You need to be very clear about what your real operation is and know what the goals of the implementation are. If you talk to a GM, they will talk to you about the occupancy, the ADR, and the incidents they have with maintenance. If you sit down with them and ask the proper questions, you will see that sometimes their operations focus on daily, monthly activities, perhaps planning six months to a year ahead. So, make sure the tools you have now are scalable for what your business could need in several years too.
When you’re looking at integrating the PMS, ERP, CRM, etc, what are your requirements?
The idea was to connect our system with the Channel Manager. Before, we had different software from different suppliers with integrations that were either a simple Excel spreadsheet or an API like the PBX phone system with the PMS.
Most of our efforts have been to find partners that are already integrated with our system, or we had to develop our own API. Unfortunately, though it is a great system, it doesn’t have many partners integrated. For instance, the online Check-in system that we launched a few weeks ago, we had to double it from scratch on our own, because all the solutions we could find did not have an integration that was interesting to us. Some solutions said they integrated but could only capture a little data, and that’s it. We want the arrival date, date of birth, home address, pictures, facial recognition.
We are launching a Wi-Fi portal in a couple of weeks in Mexico as a trial. We found a supplier that had integrated with our online check-in so whenever you check-in online, you already have access to the Wi-Fi protocol.
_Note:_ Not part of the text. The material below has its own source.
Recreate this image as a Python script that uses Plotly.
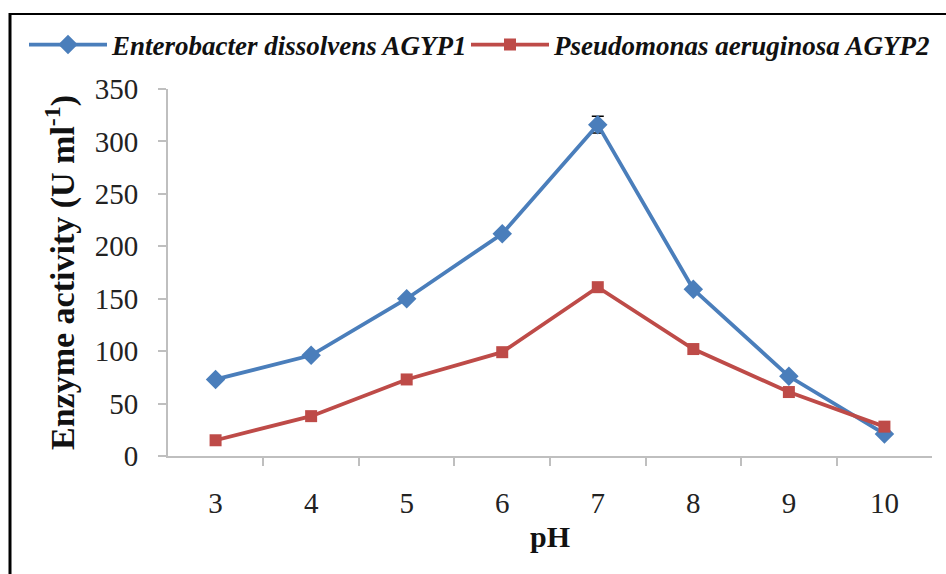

So there is always interconnection, some puzzles.
Tell us more about the tech that went into the opening of Costa Mujeres.
In the US and Europe, we have up-to-date, modern technology and access to it. In Mexico, it’s a step between North America and the rest of the Caribbean. The Caribbean doesn’t have the same infrastructure and they don’t have the funds to invest, so everything that comes to the islands is because of the investment of private companies.
In Mexico, all the doors are connected to the Internet in the cloud. So, they are even charging themselves automatically. We can communicate with the guests and do room service orders from the TV. Whereas in the D.R., we still don’t have those features. The integrations we have installed include ID scanners, music systems, the lighting of the hotels, and the room ambiances.
We are now using RFID bracelets that open the doors at all-inclusive resorts. They also have memory functions that give you information about the guest, grant them access to the spa or the gym without anyone being there, and allow them to charge things to their room. We can track trends that way as well. Perhaps most of our guests are at the beach or at one specific restaurant more frequently– you can look at this and adjust your operations accordingly.
OK, now that we’ve covered all the tech– on a personal level, how did you get started in hospitality?
My family comes from the industry, which is why I decided to start in Hospitality Management in Barcelona. I worked for the Ritz-Carlton and Mandarin Oriental in Barcelona And then I had the opportunity to move to the Dominican Republic with Majestic Resorts through a Management-in-Training type program. After that, I was a Rooms Division Manager until I was transferred to another property where I became the General Manager and oversaw the partial renovation of other hotels.